Dubes Rachmat Budiman menyatakan dalam sesi General Debate Sidang tersebut Indonesia telah menerbitkan "The Indonesian Nuclear Energy Outlook (INEO)" Agustus lalu sebagai salah satu referensi nasional dalam pembangunan energi di Indonesia.
Berdasarkan dokumen tersebut, terdapat keperluan bagi Indonesia untuk memanfaatkan pembangkit listrik tenaga nuklir untuk menunjang ketersediaan energi nasional.

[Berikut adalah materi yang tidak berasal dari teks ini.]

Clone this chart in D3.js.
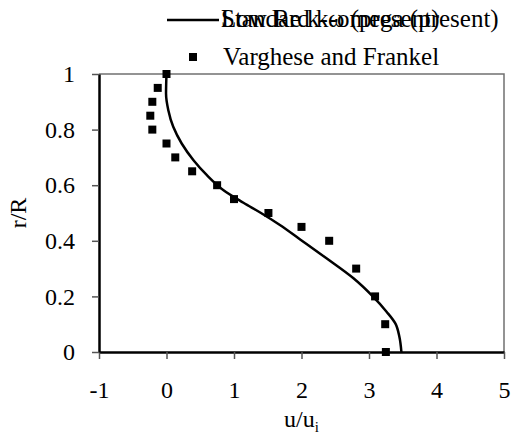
<!DOCTYPE html>
<html>
<head>
<meta charset="utf-8">
<script src="https://cdn.jsdelivr.net/npm/d3@7"></script>
<style>
  body { margin: 0; background: #fff; }
  svg { display: block; }
  text { font-family: "Liberation Serif", "Times New Roman", serif; fill: #000; }
</style>
</head>
<body>
<div id="chart"></div>
<script>
// series names (the two model names overlap in the legend, as in the source)
const modelNames = ['Standard k-omega (present)', 'Low Re k-ω (present)'];
const exptName = 'Varghese and Frankel';

// model profile u/ui vs r/R
const modelU = [3.48, 3.45, 3.39, 3.26, 3.06, 2.77, 2.37, 1.98, 1.68, 1.40, 1.14, 0.84, 0.595, 0.40, 0.225, 0.10, 0.027, -0.007, 0.0];
const modelR = [0, 0.055, 0.103, 0.145, 0.199, 0.265, 0.337, 0.405, 0.457, 0.50, 0.537, 0.583, 0.637, 0.69, 0.75, 0.81, 0.87, 0.93, 1.0];

// experiment (Varghese and Frankel)
const exptU = [3.25, 3.24, 3.09, 2.81, 2.41, 2.0, 1.51, 1.0, 0.75, 0.38, 0.13, 0.0, -0.21, -0.24, -0.21, -0.13, 0.0];
const exptR = [0, 0.1, 0.2, 0.3, 0.4, 0.45, 0.5, 0.55, 0.6, 0.65, 0.7, 0.75, 0.8, 0.85, 0.9, 0.95, 1.0];

const xTicks = [-1, 0, 1, 2, 3, 4, 5];
const yTicks = [0, 0.2, 0.4, 0.6, 0.8, 1];

const width = 515, height = 434;
const plotL = 99, plotR = 504, plotT = 74, plotB = 352;

const svg = d3.select('#chart')
  .append('svg')
  .attr('width', width)
  .attr('height', height);

const x = d3.scaleLinear().domain([-1, 5]).range([plotL, plotR]);
const y = d3.scaleLinear().domain([0, 1]).range([plotB, plotT]);

// plot border (top + right)
svg.append('path')
  .attr('d', `M${plotL},${plotT}H${plotR}V${plotB}`)
  .attr('fill', 'none')
  .attr('stroke', '#707070')
  .attr('stroke-width', 1.5);

// axes
const xAxis = svg.append('g')
  .attr('transform', `translate(0,${plotB})`)
  .call(d3.axisBottom(x).tickValues(xTicks).tickSize(7).tickSizeOuter(0).tickPadding(22).tickFormat(d => String(d)));
const yAxis = svg.append('g')
  .attr('transform', `translate(${plotL},0)`)
  .call(d3.axisLeft(y).tickValues(yTicks).tickSize(7).tickSizeOuter(0).tickPadding(17).tickFormat(d => d === 0 || d === 1 ? d : d3.format('.1f')(d)));

[xAxis, yAxis].forEach(g => {
  g.attr('font-family', null).attr('font-size', null);
  g.select('.domain').attr('stroke', '#000').attr('stroke-width', 2.5);
  g.selectAll('.tick line').attr('stroke', '#555').attr('stroke-width', 1.5);
  g.selectAll('.tick text')
    .attr('font-size', 24)
    .attr('fill', '#000');
});

// axis titles
const xTitle = svg.append('text')
  .attr('x', (plotL + plotR) / 2)
  .attr('y', 427)
  .attr('text-anchor', 'middle')
  .attr('font-size', 24);
xTitle.append('tspan').text('u/u');
xTitle.append('tspan').attr('font-size', 15).attr('dy', 5).text('i');

svg.append('text')
  .attr('transform', `translate(26,${(plotT + plotB) / 2}) rotate(-90)`)
  .attr('text-anchor', 'middle')
  .attr('font-size', 24)
  .text('r/R');

// model curve
const modelPts = modelU.map((u, i) => [u, modelR[i]]);
svg.append('path')
  .datum(modelPts)
  .attr('fill', 'none')
  .attr('stroke', '#000')
  .attr('stroke-width', 2.5)
  .attr('d', d3.line().x(d => x(d[0])).y(d => y(d[1])).curve(d3.curveMonotoneY));

// experiment markers
const ms = 8;
svg.selectAll('rect.expt')
  .data(exptU.map((u, i) => [u, exptR[i]]))
  .join('rect')
  .attr('class', 'expt')
  .attr('x', d => x(d[0]) - ms / 2)
  .attr('y', d => y(d[1]) - ms / 2)
  .attr('width', ms)
  .attr('height', ms)
  .attr('fill', '#000');

// legend
const lg = svg.append('g');
lg.append('line')
  .attr('x1', 167).attr('x2', 219)
  .attr('y1', 20).attr('y2', 20)
  .attr('stroke', '#000').attr('stroke-width', 2.5);
modelNames.forEach(name => {
  lg.append('text')
    .attr('x', 221)
    .attr('y', 27)
    .attr('font-size', 25)
    .text(name);
});
lg.append('rect')
  .attr('x', 193 - ms / 2).attr('y', 57 - ms / 2)
  .attr('width', ms).attr('height', ms)
  .attr('fill', '#000');
lg.append('text')
  .attr('x', 223)
  .attr('y', 65)
  .attr('font-size', 25)
  .text(exptName);
</script>
</body>
</html>
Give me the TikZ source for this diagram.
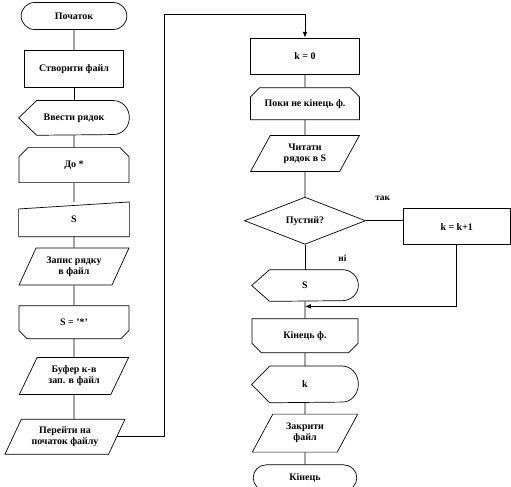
\documentclass[tikz,border=0pt]{standalone}
\usepackage{fontspec}
\setmainfont{Liberation Serif}
\usetikzlibrary{arrows.meta,positioning,shapes.geometric,shapes.misc}

% display block: pointed on the left, round on the right
\newcommand{\dispoutline}[2]{%
  \draw[line] ([xshift=0.54cm]#1.north west) -- ([xshift=-0.48cm]#1.north east)
    arc[start angle=90, end angle=-90, x radius=0.48cm, y radius=#2]
    -- ([xshift=0.54cm]#1.south west) -- (#1.west) -- cycle;}
% manual input: top edge rises to the right
\newcommand{\maninoutline}[1]{%
  \draw[line] (#1.south west) -- ([yshift=-0.21cm]#1.north west)
    -- (#1.north east) -- (#1.south east) -- cycle;}

\begin{document}
\begin{tikzpicture}[
        x=0.03cm, y=0.03cm,
        line/.style={line width=0.6pt, black},
        arr/.style={line, -{Latex[length=5pt, width=4pt]}},
        base/.style={line, minimum width=3.3cm, inner sep=1pt, align=center,
                     font=\fontsize{8.5}{9.5}\selectfont\bfseries},
        term/.style={base, draw, rounded rectangle},
        proc/.style={base, draw, rectangle},
        disp/.style={base, rectangle},
        manin/.style={base, rectangle},
        io/.style={base, draw, trapezium, trapezium stretches=true,
                   trapezium left angle=60, trapezium right angle=120},
        loopbeg/.style={base, draw, chamfered rectangle,
                        chamfered rectangle corners={north west, north east},
                        chamfered rectangle xsep=0.3cm},
        loopfin/.style={base, draw, chamfered rectangle,
                        chamfered rectangle corners={south west, south east},
                        chamfered rectangle xsep=0.3cm},
        decis/.style={base, draw, diamond, minimum width=3.63cm,
                      minimum height=1.41cm, inner sep=0pt},
        lbl/.style={font=\fontsize{8}{9}\selectfont\bfseries, inner sep=1pt}
      ]
        \useasboundingbox (0,0) rectangle (511,-487);

        % left column
        \node[term, minimum width=3.24cm, minimum height=0.81cm] (start) at (74,-16) {Початок};
        \node[proc, minimum width=2.97cm, minimum height=1.11cm, below=0.6cm of start] (mkfile)
          {Створити файл};
        \node[disp, minimum height=1.02cm, below=0.39cm of mkfile] (inp) {Ввести  рядок};
        \node[loopbeg, minimum height=1.05cm, below=0.36cm of inp] (doloop) {До *};
        \node[manin, minimum height=1.02cm, below=0.57cm of doloop] (sin) {S};
        \node[io, minimum height=1.11cm, below=0.33cm of sin] (wr) {Запис рядку\\в файл};
        \node[loopfin, minimum height=0.99cm, below=0.6cm of wr] (doend) {S = '*'};
        \node[io, minimum height=1.11cm, below=0.54cm of doend] (buf) {Буфер к-в\\зап. в файл};
        \node[io, minimum width=3.6cm, minimum height=1.05cm, below=0.72cm of buf, xshift=-0.27cm] (gotop)
          {Перейти на\\початок файлу};

        % right column
        \node[proc, minimum width=3.27cm, minimum height=1.08cm] (kzero) at (305,-56) {k = 0};
        \node[loopbeg, minimum width=3.27cm, minimum height=0.96cm, below=0.39cm of kzero] (whl)
          {Поки  не кінець ф.};
        \node[io, minimum width=3.27cm, minimum height=1.08cm, below=0.45cm of whl] (rd)
          {Читати\\рядок в S};
        \node[decis, below=0.75cm of rd] (empty) {Пустий?};
        \node[proc, minimum width=3.21cm, minimum height=1.08cm, right=1.11cm of empty, yshift=-0.18cm] (inc)
          {k = k+1};
        \node[disp, minimum width=3.18cm, minimum height=0.93cm, below=0.75cm of empty] (outs) {S};
        \node[loopfin, minimum width=3.18cm, minimum height=1.02cm, below=0.51cm of outs] (whlend)
          {Кінець ф.};
        \node[disp, minimum width=3.18cm, minimum height=1.08cm, below=0.39cm of whlend] (outk) {k};
        \node[io, minimum width=3.18cm, minimum height=1.14cm, below=0.33cm of outk] (cls)
          {Закрити\\файл};
        \node[term, minimum width=3.18cm, minimum height=0.78cm, below=0.36cm of cls] (fin) {Кінець};

        \node[lbl, above right=0.57cm and 0.24cm of empty.east] (yes) {так};
        \node[lbl, below right=0.27cm and 0.96cm of empty.south] (no) {ні};

        \dispoutline{inp}{0.51cm}
        \dispoutline{outs}{0.465cm}
        \dispoutline{outk}{0.54cm}
        \maninoutline{sin}

        \coordinate[right=1.4cm of gotop.east] (turn);
        \coordinate[above=0.69cm of kzero] (top);
        \coordinate[below=0.15cm of outs] (merge);

        \draw[line] (start) -- (mkfile);
        \draw[line] (mkfile) -- (inp);
        \draw[line] (inp) -- (doloop);
        \draw[line] (doloop) -- (sin);
        \draw[line] (sin) -- (wr);
        \draw[line] (wr) -- (doend);
        \draw[line] (doend) -- (buf);
        \draw[line] (buf) -- (buf.south |- gotop.north);
        \draw[arr] (gotop.east) -- (turn) |- (top) -- (kzero);

        \draw[line] (kzero) -- (whl);
        \draw[line] (whl) -- (rd);
        \draw[line] (rd) -- (empty);
        \draw[line] (empty.east) -- (empty.east -| inc.west);
        \draw[line] (empty) -- (outs);
        \draw[arr] (inc.south) |- (merge);
        \draw[line] (outs) -- (whlend);
        \draw[line] (whlend) -- (outk);
        \draw[line] (outk) -- (cls);
        \draw[line] (cls) -- (fin);
      \end{tikzpicture}
\end{document}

Untuk itu Pemerintah telah menyelesaikan studi kelayakan komprehensif yang mencakup pula site study di Pulau Bangka.
Guna meningkatkan pemahaman dan penerimaan publik atas pembangkit listrik tenaga nuklir, Indonesia akan membangun Reaktor Daya Non-Komersial (RDNK) yang dimaksudkan sebagai pembuktian kelayakan pembangunan pembangkit listrik tenaga nuklir di Indonesia, baik dari aspek keselamatan dan keandalan operasi maupun aspek penguasaan dan pengembangan teknologi.
Reaktor tersebut juga akan digunakan sebagai sarana pengembangan kapasitas sumber daya manusia dalam pembangunan, pengoperasian, dan perawatan pembangkit listrik tenaga nuklir, dan pengembangan riset kogenerasi yaitu pemanfaatan PLTN untuk pembangkit listrik dan sekaligus untuk mendukung industri proses seperti pengolahan mineral, minyak mentah (oil refining), coal liquafaction, dan desalinasi.
Aplikasi kogenerasi ini ditujukan untuk mendukung program peningkatan nilai tambah terhadap komoditas ekspor Indonesia di bidang sumber daya mineral.